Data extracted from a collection
***

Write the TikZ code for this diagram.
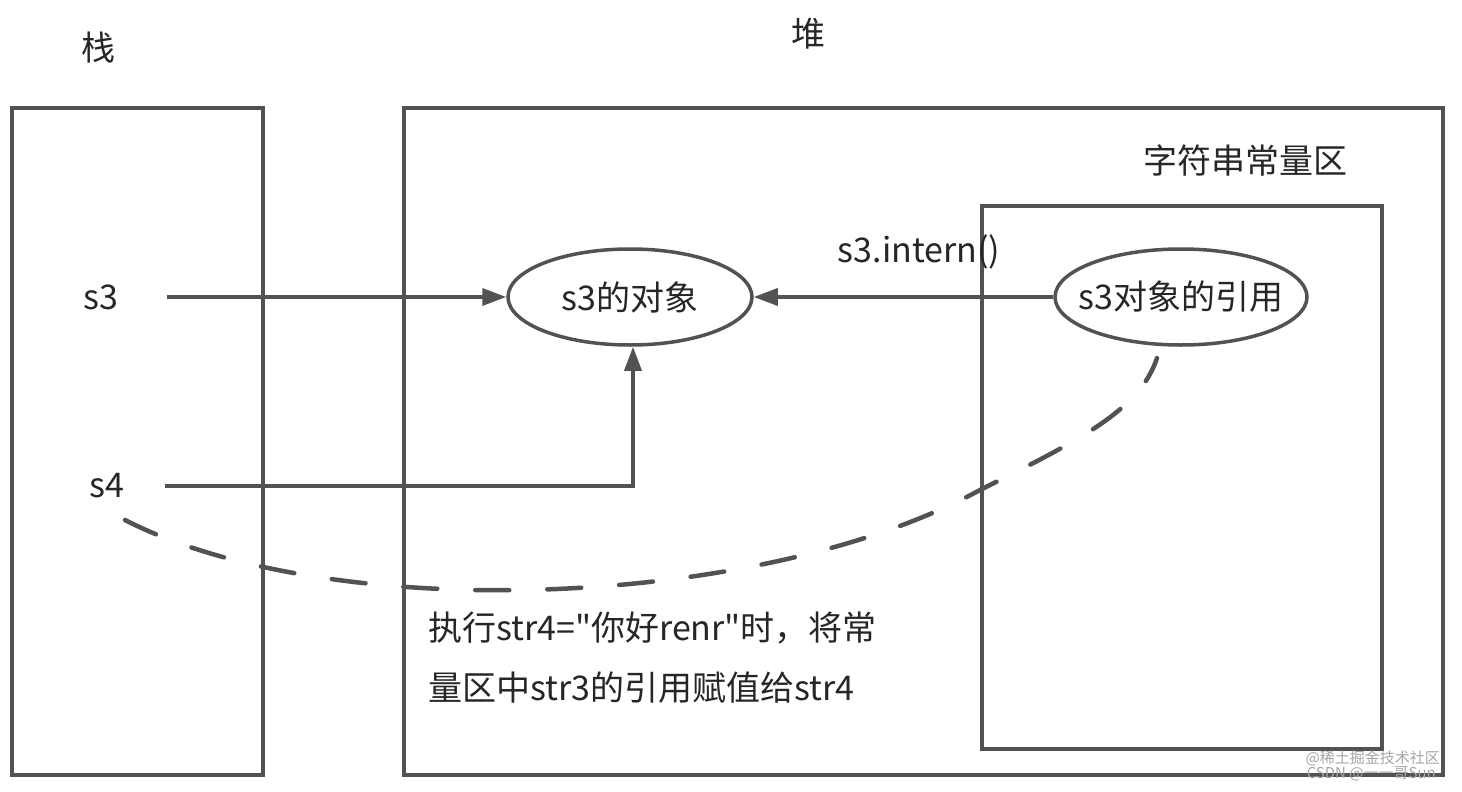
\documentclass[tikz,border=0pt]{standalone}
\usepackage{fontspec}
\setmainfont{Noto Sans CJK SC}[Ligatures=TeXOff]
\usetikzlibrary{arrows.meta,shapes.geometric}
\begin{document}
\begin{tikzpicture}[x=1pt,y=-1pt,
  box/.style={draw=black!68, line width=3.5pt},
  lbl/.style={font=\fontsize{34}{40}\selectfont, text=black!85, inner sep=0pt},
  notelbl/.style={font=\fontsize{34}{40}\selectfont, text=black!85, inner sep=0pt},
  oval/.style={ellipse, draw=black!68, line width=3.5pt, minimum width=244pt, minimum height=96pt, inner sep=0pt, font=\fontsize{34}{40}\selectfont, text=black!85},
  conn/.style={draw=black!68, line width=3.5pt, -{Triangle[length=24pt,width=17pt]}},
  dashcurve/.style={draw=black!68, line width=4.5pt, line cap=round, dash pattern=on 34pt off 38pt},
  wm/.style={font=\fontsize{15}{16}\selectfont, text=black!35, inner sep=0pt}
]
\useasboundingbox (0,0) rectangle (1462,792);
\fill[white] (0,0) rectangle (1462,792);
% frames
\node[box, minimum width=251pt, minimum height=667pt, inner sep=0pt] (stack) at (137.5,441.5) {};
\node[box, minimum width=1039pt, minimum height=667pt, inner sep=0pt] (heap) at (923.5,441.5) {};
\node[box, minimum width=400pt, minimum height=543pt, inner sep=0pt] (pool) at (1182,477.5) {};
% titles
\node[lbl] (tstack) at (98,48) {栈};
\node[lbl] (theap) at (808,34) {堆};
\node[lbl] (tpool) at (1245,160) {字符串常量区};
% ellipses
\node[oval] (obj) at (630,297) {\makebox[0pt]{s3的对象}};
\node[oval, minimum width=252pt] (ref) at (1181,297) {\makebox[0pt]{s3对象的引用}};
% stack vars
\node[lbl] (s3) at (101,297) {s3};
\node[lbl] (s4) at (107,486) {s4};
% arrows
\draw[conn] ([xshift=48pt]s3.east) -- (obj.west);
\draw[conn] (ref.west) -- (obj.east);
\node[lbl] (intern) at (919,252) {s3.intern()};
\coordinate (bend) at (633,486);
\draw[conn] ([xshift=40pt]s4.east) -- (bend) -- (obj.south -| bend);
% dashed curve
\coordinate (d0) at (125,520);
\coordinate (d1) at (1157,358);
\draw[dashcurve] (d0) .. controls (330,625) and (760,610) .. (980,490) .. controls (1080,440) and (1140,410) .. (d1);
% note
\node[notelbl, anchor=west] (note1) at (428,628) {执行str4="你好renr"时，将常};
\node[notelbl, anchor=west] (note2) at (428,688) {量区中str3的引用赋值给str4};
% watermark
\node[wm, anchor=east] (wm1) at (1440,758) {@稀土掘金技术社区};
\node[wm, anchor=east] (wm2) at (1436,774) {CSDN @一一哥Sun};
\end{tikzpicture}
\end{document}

***

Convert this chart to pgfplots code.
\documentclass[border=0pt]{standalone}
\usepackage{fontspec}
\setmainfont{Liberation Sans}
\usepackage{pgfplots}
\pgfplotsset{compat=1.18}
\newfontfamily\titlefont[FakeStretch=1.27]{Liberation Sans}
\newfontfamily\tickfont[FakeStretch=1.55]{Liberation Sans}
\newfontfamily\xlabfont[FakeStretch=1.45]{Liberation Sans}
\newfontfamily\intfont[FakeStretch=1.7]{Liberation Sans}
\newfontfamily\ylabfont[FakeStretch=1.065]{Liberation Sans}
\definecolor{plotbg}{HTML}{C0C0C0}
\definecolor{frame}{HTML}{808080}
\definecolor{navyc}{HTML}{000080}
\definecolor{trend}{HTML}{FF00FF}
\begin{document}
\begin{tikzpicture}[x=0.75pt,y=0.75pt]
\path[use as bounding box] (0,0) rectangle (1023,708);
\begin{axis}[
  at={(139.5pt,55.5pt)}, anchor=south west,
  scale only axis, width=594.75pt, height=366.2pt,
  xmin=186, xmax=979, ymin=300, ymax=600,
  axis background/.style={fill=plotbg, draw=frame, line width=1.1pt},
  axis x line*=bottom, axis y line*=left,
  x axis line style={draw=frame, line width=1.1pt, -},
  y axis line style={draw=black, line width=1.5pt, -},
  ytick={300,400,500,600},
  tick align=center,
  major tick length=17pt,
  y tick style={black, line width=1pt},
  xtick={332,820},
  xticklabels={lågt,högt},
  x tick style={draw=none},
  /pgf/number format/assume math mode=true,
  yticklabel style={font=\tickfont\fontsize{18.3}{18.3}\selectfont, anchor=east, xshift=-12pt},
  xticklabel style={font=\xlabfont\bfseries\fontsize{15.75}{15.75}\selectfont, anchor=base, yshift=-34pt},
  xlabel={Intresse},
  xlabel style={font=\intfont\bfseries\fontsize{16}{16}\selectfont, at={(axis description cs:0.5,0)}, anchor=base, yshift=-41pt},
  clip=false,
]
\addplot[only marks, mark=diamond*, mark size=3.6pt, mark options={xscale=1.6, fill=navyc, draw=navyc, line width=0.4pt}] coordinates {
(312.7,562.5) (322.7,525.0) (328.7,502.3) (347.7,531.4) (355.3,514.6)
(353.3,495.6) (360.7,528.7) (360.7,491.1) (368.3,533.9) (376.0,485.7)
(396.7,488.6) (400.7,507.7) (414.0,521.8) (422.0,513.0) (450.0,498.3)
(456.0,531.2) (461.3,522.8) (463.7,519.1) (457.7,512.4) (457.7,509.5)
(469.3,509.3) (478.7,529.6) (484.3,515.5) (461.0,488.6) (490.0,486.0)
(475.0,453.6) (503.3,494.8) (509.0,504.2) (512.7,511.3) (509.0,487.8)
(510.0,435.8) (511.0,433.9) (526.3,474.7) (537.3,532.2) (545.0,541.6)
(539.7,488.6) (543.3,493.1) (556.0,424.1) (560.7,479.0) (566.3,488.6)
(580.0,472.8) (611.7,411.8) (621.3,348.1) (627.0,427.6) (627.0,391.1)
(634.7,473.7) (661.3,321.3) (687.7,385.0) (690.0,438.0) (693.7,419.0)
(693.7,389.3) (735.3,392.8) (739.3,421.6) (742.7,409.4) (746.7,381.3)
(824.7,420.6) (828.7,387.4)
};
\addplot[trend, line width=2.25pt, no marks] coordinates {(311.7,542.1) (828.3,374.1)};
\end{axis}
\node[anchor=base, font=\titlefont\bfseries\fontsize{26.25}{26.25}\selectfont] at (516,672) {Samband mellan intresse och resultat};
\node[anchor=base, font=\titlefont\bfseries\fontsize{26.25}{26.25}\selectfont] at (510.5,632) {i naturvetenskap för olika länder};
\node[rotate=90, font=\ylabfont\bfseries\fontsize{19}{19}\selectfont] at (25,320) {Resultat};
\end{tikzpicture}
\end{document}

***

▸ **Goal of the exercise**
Count the lines of these entries that hold the string "code", and give only that number.

▸ **Finished exercise**
2